Jour 11 : première tentative
Cette nuit en
altitude n’a pas été différente de celle d’il y a deux jours :
j’ai eu autant de peine à trouver le sommeil. A 5 heures du matin,
nous avons quitté notre nid douillet pour tenter le sommet. Nuit de
nouvelle lune égale nuit d’encre. Difficile de trouver son chemin,
mais quel ciel !
Comme Tony et moi sommes souvent prêts avant les autres, nous prenons un
peu d’avance, ce qui agace Pierre-Yves. Et c’est vrai que
c’est agaçant de devoir suivre une trace invisible dans la nuit pour
tenter de rejoindre ceux qui sont partis avant, mais je ne peux pas
m’arrêter tellement j’ai froid aux pieds. Alors plutôt
que de m’arrêter, je ralentis la cadence. A chaque pas, je dois
bouger mes orteils à l’intérieur de mes chaussures. Pierre-Yves et
Stéphane nous rejoignent enfin. Stéphane souffre de nausées, il a
terriblement mal à la tête aussi (deux symptômes du MAM, le mal des
montagnes) et il décide donc logiquement d’abandonner. Nous
poursuivons notre montée, le jour se lève avec le vent qui commence à rassembler
un gros nuage lenticulaire autour du sommet. Berlin : 5900 mètres,
sur l’un des trois abris en bois surpeuplés de ce haut lieu du
bivouac, un thermomètre indique –20°. La poursuite de
l’aventure devient hasardeuse. Sur la gauche, le soleil touche déjà
les rochers qui surplombent le camp. Je décide de m’y rendre et je
manque de me faire emporter par le vent, une fois parvenu sur
l’arête. Mes pieds m’inquiètent de plus en plus et je décide de
rejoindre Stéphane à Nido. Pierre-Yves et Tony monterons encore de 100 mètres avant
d’abandonner à leur tour.
Dans la descente, je suis encore une fois victime d’hallucinations.

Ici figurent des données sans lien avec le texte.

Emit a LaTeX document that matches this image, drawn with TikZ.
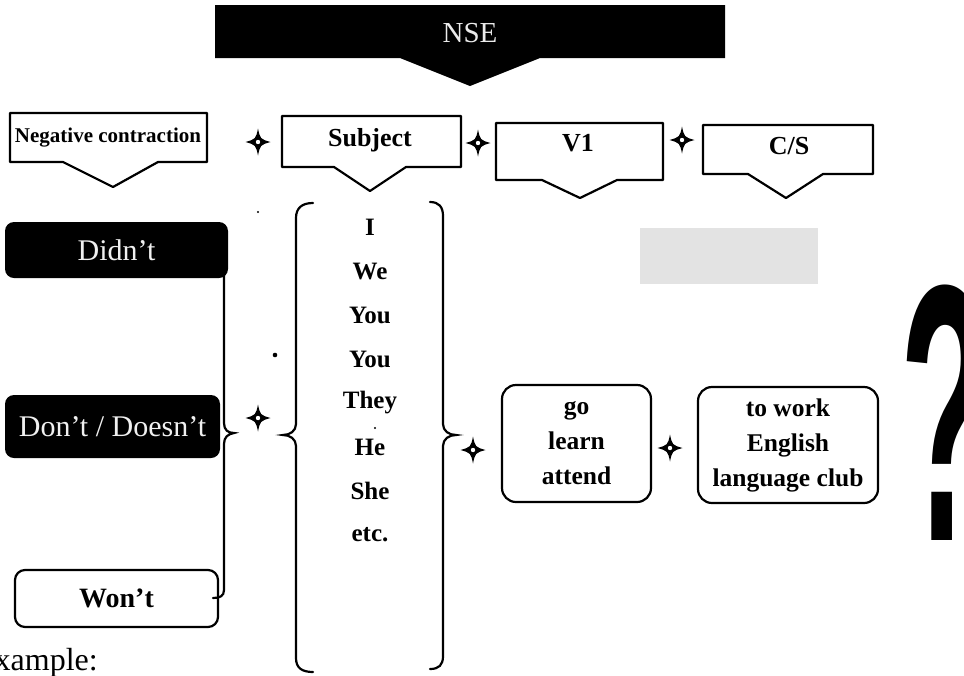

J’entends comme un bruit de radio, pourtant, il n’y a personne
aux alentours. Encore, car cette nuit, j’avais une petite lumière
devant les yeux, comme si une lampe de poche m’éclairait le visage,
alors que j’avais les yeux fermés. Bizarre, bizarre, j’en ai
déduit que c’était ma bonne étoile. Dans la descente aussi,
j’aperçois quelque chose d’étrange. Planqué entre deux rochers,
un bonhomme me regarde fixement, sans bouger. Je m’approche et je lui
demande si ça va. Il me répond : « ok, ok, il fait plutôt froid hein ? » Je
suis d’accord, je lui demande s’il attend quelqu’un et il
me répond : « Non, non, je me suis perdu dans la montée, mais là c’est
bon, je vais redescendre.» Comme je continue, il m’emboîte le pas.
Au camp, Stéphane est au chaud dans sa tente, il a toujours mal à la tête
et envisage de redescendre au camp de base. Je passe un moment avec lui. A
l’exception des petits doigts, mes orteils sont bleus, durs et
froids. Je les enveloppe dans une bonne paire de chaussette et les fourre
dans mon duvet. Je somnole quand Pierre-Yves et Tony arrivent. Tony est
stressé, il a aussi mal à la tête et veut à tout prix redescendre. Il
descendra avec Stephane d’ailleurs. Pierre-Yves hésite, il a comme
moi peur de manquer un créneau météo et une bonne occasion de tenter à
nouveau le sommet demain. Nous restons… le temps d’une sieste,
car le vent redouble de violence et les nuages n’annoncent rien de bon.
Et nous descendons!
A Nido, Daniel, un guide local, nous conforte dans notre décision.
L’île de Paques a subi une grosse tempête ces derniers jours et la
perturbation arrive maintenant sur nous. Notre moral et notre envie
s’effritent un peu. Ce soir, nous partagerons notre risotto à des
Catalans qui nous partageront leur cassoulet.